Julia irradiaba ilusión. ¡Iba a celebrar su primera Navidad! Delante del espejo se peinó con esmero las
canas y contempló las arrugas que surcaban su rostro. Sonrió con resignación. Asió
el bastón con mano temblorosa, y con paso no muy firme pero decidido, fue a
buscar a Manuela, su compañera de habitación del geriátrico.
Julia había
nacido en Francia hacía ochenta años en el seno de una acaudalada familia. En aquel
tiempo, en gran parte de los hogares del pueblo escaseaban los alimentos, en cambio, la despensa de la casa de sus padres siempre rebosaba. Y especialmente
en Navidad, jamás faltaron exquisitos manjares.
Por
supuesto, Papá Noël siempre le trajo todo lo que ella le pedía. La pequeña
Julia se daba cuenta de que a otros niños no les ocurría lo mismo. No lo
entendía. Pero no le preocupó demasiado.
Hasta que,
poco después de cumplir seis años, estalló la guerra.
El próspero
negocio de la familia quebró, el dinero fue desapareciendo y su padre se marchó
a luchar por su país.
La Navidad durante
esos años de guerra fue muy distinta. La ausencia de su padre la inundaba de
melancolía. ¡Qué triste parecía su madre, aunque trató de disimularlo con una
sonrisa, cuando dejó sobre la mesa los platos casi vacíos de la cena de Nochebuena!
A pesar de ello, se acostó pronto, con la secreta esperanza de sorprender esa
noche a Papá Noël.
A la mañana
siguiente, Julia se despertó temprano, saltó de la cama como una flecha para
buscar sus regalos junto a la fría chimenea. Solo encontró una pequeña bolsa
con caramelos. ¡Qué había sucedido! No podía comprender por qué Papá Noël no le
dejó regalos. “Mi carta debió extraviarse. No. Ya sé lo que pasó. Los soldados que
hablan tan raro y que pasean por las
calles siempre enfadados, no han dejado pasar a Papá Noël”, le dijo a su madre
mientras esta la besaba tiernamente y le secaba las lágrimas.
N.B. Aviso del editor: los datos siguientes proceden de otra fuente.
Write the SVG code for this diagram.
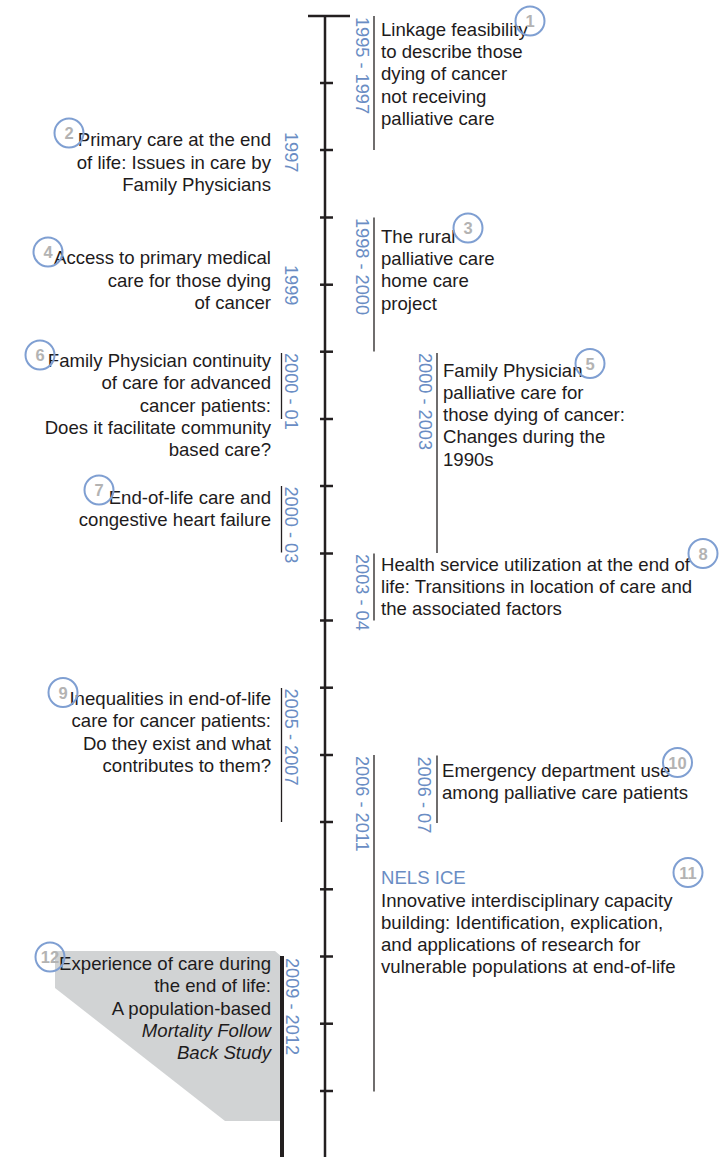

El final de la contienda le devolvió a su padre. Pero ahora,
él siempre tenía la mirada perdida.
Años más tarde, Julia conoció a un chico extranjero, español,
del que se enamoró. Se casaron. Algún tiempo después de la boda, como toda la
familia de ella había muerto, se mudaron a España.
Las
costumbres españolas, entre ellas las navideñas, la sorprendieron: el belén
sustituía al árbol y los Reyes Magos a Papá Noël. Pero enseguida se acostumbró,
sobre todo, a medida que su marido triunfaba en los negocios. Para apoyarlo, organizaba
unas suculentas cenas durante las Navidades. Los selectos invitados la
elogiaban por las exquisiteces que les ofrecía, por la decoración, por… todo.
Adoraba ser el centro de atención de la “sección” masculina de sus convidados, y
la envidia de la femenina; es más, se divertía enormemente fomentándola.
A sus hijos
nunca les faltó nada de lo que pedían a los Reyes Magos; tampoco de lo que se
les antojaba el resto del año.
Coincidiendo con el fin de la dictadura de Franco, su marido
contrajo una larga enfermedad que, aunque no mermó demasiado la economía
familiar, fue desgastando la posición social que habían ocupado. Cada año menos
“amigos” aceptaban la invitación para cenar en su casa en fechas navideñas o en
cualquier otra ocasión.
Su marido, tras
años de padecimientos, falleció. Sus hijos se marcharon a trabajar o estudiar al
extranjero. Apenas la llamaban. Se quedó sola.
Ahora
odiaba la Navidad. Le anegaba el corazón de añoranza, de soledad, de vacío. No
soportaba la empalagosa publicidad de estas fechas con tanto Papá Noël suelto (que
por fin llegó a España), la felicidad fingida y las películas con “milagrito
navideño”. La verdad… no solo se sentía
así en Navidad, sino todo el año.
Debido a
sus achaques, ingresó en un geriátrico. Allí conoció a Manuela, que, tan vieja,
enferma y sola como ella, le habló del Niño de Belén, del Príncipe de Paz. Supo
con todo su corazón, alma y mente que Jesucristo cargó con sus pecados, dolores
y aflicciones. Por eso hoy, las dos iban a visitar las habitaciones de otros
ancianos para cantarles con sus quebradas voces “Adeste Fideles”. Y a pesar de
seguir sola y echar terriblemente de menos a su familia, iba a celebrar por
primera vez con verdadero gozo la Navidad.